Refer to reputable sources like CoinDesk for insights into technological advancements in the crypto space.
5. Community Engagement and Social Media Presence
A strong community and active social media presence are indicators of a project's popularity and support. Factors to look at include:
- Number of active followers and community members.
- Engagement levels on platforms like Twitter, Telegram, and Reddit.
- Regular updates and transparency from the team.
6. Reviewing Partnerships and Collaborations
Partnerships with established companies and organizations can enhance the credibility of a cryptocurrency project. Check:
- Nature and significance of partnerships.
- Collaborations with academic institutions for research and development.
- Integration with other blockchain projects and platforms.
7. Examining Tokenomics
Tokenomics refers to the economic model and utility of the project's token. Important aspects include:
- Total supply and distribution of tokens.
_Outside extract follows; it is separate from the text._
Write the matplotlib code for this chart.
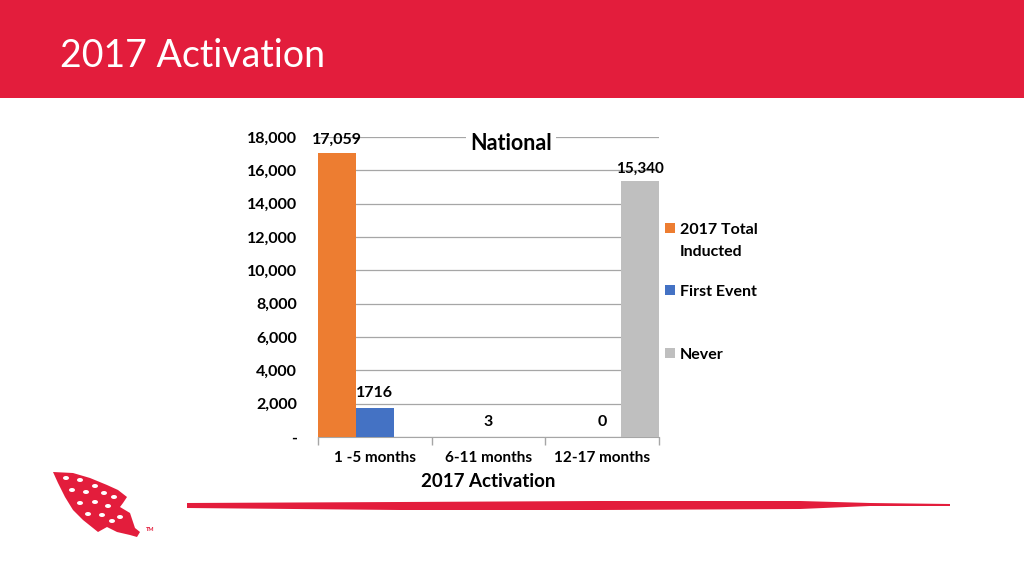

- Mechanism for burning or minting new tokens.
- Incentives for holding and using the token.
| Token Metric | Details |
|---|---|
| Total Supply | Maximum number of tokens that will be created |
| Circulating Supply | Number of tokens currently in circulation |
| Burn Rate | Frequency and amount of tokens being burned |
8. Checking Regulatory Compliance
Ensuring a project complies with relevant regulations is crucial for its long-term sustainability. Consider:
- Registration with relevant financial authorities.
- Adherence to anti-money laundering (AML) and know your customer (KYC) policies.
- Legal opinions and audits.
For more information, visit SEC's official website.
9. Roadmap and Progress
Evaluate the project's roadmap and past achievements. A well-defined roadmap should include:
- Clear milestones and timelines.
- Past accomplishments and future goals.
- Updates on development progress.
10. Risk Assessment and Mitigation Strategies
Assessing the risks involved in a cryptocurrency project is crucial. Look for:
- Potential vulnerabilities in the code or technology.
- Market volatility and competition.
- Regulatory risks and compliance issues.
Conclusion
Evaluating cryptocurrency projects before investing is essential to mitigate risks and maximize returns. By thoroughly analyzing the project's whitepaper, team, market potential, technology, community engagement, partnerships, tokenomics, regulatory compliance, roadmap, and risks, you can make informed investment decisions.